* **Prompt**
Starting at the first line of the data, print each line verbatim up to and including the line bearing "const sigCOL2A = ['L.", omitting pictures.

* **Supplied material**
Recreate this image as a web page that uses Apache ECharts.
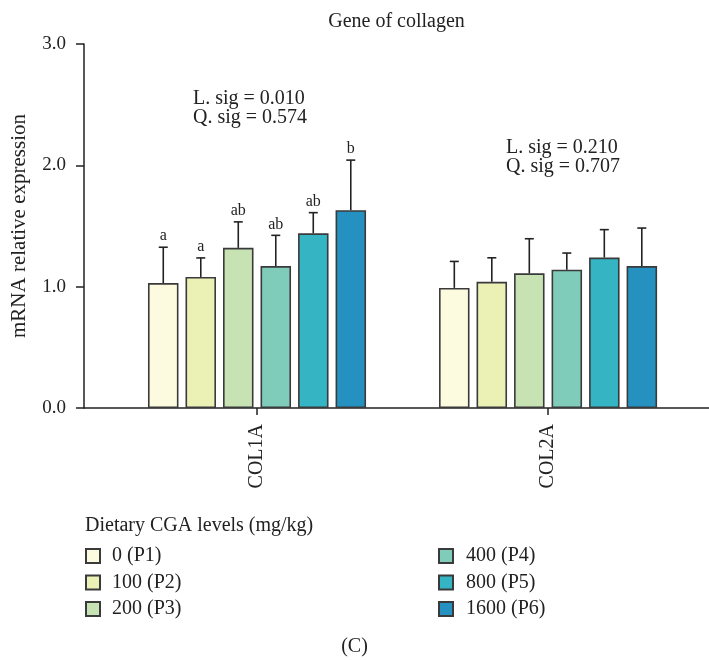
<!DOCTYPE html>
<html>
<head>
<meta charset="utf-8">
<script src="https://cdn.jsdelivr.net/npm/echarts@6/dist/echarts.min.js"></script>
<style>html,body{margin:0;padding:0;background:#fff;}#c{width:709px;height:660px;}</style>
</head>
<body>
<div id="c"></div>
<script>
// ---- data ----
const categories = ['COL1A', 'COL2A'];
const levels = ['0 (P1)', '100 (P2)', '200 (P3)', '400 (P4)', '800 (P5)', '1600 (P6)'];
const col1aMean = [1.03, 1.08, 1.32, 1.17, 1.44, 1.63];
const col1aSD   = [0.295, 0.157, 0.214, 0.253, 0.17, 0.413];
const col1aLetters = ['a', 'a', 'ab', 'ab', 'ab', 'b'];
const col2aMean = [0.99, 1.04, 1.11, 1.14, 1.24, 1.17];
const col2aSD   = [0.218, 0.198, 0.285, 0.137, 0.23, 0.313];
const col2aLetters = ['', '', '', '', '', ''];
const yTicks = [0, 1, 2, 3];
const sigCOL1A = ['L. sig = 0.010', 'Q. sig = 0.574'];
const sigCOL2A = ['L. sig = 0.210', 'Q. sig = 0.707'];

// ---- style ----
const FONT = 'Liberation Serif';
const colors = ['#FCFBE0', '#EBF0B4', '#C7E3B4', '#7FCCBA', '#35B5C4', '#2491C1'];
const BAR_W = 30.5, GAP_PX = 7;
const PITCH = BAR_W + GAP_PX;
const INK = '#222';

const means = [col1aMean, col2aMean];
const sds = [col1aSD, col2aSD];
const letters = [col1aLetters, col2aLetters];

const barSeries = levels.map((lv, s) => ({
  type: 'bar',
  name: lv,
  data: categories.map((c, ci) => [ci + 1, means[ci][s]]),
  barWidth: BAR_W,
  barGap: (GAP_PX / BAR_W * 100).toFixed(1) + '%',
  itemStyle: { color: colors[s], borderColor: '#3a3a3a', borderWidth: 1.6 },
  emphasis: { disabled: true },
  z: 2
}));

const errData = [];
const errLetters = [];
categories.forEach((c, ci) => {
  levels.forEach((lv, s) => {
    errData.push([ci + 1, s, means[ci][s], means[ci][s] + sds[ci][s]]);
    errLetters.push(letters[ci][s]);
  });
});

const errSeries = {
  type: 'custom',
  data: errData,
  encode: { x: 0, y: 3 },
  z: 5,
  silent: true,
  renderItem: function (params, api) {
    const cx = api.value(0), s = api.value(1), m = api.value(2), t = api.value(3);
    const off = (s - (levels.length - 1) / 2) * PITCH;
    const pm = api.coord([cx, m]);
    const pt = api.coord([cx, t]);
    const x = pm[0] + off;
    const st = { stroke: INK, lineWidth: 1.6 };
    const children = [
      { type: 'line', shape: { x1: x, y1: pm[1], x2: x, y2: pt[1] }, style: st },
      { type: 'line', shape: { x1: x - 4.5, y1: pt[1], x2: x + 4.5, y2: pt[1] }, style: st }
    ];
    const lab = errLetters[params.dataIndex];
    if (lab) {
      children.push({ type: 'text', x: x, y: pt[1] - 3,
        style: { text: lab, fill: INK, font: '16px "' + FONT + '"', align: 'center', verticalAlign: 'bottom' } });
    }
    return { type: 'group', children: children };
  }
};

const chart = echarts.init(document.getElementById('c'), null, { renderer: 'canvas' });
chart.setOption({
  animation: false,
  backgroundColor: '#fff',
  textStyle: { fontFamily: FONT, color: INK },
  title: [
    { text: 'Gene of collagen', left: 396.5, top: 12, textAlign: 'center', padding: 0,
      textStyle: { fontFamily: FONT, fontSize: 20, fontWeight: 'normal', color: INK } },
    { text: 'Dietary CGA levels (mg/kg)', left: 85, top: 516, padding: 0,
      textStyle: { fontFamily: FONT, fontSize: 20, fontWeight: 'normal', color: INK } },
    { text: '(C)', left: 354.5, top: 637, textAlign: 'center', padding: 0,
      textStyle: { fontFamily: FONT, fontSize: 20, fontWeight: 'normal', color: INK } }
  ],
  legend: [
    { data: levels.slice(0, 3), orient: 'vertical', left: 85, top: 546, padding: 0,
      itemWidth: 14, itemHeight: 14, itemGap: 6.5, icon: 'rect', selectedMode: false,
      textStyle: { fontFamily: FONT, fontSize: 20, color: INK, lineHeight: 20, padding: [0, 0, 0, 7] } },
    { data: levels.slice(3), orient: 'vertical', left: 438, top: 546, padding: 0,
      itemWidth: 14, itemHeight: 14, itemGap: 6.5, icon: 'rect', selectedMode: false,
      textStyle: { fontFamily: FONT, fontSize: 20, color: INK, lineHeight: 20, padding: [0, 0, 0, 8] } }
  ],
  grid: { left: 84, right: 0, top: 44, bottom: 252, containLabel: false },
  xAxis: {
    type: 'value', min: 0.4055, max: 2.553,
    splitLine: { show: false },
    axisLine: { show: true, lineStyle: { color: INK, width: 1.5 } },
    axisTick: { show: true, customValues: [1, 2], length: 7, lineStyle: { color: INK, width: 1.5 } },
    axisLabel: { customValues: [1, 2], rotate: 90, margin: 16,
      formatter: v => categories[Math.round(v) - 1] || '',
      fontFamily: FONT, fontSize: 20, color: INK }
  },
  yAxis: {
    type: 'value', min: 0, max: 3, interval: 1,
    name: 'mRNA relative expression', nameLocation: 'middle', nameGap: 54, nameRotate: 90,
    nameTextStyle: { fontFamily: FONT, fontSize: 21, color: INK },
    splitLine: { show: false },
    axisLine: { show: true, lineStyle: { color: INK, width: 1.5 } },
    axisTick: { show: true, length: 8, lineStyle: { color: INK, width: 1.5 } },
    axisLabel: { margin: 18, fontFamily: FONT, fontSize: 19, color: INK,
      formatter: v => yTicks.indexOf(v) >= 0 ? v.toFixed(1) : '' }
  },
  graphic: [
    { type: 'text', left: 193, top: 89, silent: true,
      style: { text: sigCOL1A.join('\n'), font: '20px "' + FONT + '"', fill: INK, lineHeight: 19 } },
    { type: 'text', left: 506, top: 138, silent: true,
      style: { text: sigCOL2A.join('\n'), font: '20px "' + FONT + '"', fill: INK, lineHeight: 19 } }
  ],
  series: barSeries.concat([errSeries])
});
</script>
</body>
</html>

* **Full output**
Recreate this image as a web page that uses Apache ECharts.
<!DOCTYPE html>
<html>
<head>
<meta charset="utf-8">
<script src="https://cdn.jsdelivr.net/npm/echarts@6/dist/echarts.min.js"></script>
<style>html,body{margin:0;padding:0;background:#fff;}#c{width:709px;height:660px;}</style>
</head>
<body>
<div id="c"></div>
<script>
// ---- data ----
const categories = ['COL1A', 'COL2A'];
const levels = ['0 (P1)', '100 (P2)', '200 (P3)', '400 (P4)', '800 (P5)', '1600 (P6)'];
const col1aMean = [1.03, 1.08, 1.32, 1.17, 1.44, 1.63];
const col1aSD   = [0.295, 0.157, 0.214, 0.253, 0.17, 0.413];
const col1aLetters = ['a', 'a', 'ab', 'ab', 'ab', 'b'];
const col2aMean = [0.99, 1.04, 1.11, 1.14, 1.24, 1.17];
const col2aSD   = [0.218, 0.198, 0.285, 0.137, 0.23, 0.313];
const col2aLetters = ['', '', '', '', '', ''];
const yTicks = [0, 1, 2, 3];
const sigCOL1A = ['L. sig = 0.010', 'Q. sig = 0.574'];
const sigCOL2A = ['L. sig = 0.210', 'Q. sig = 0.707'];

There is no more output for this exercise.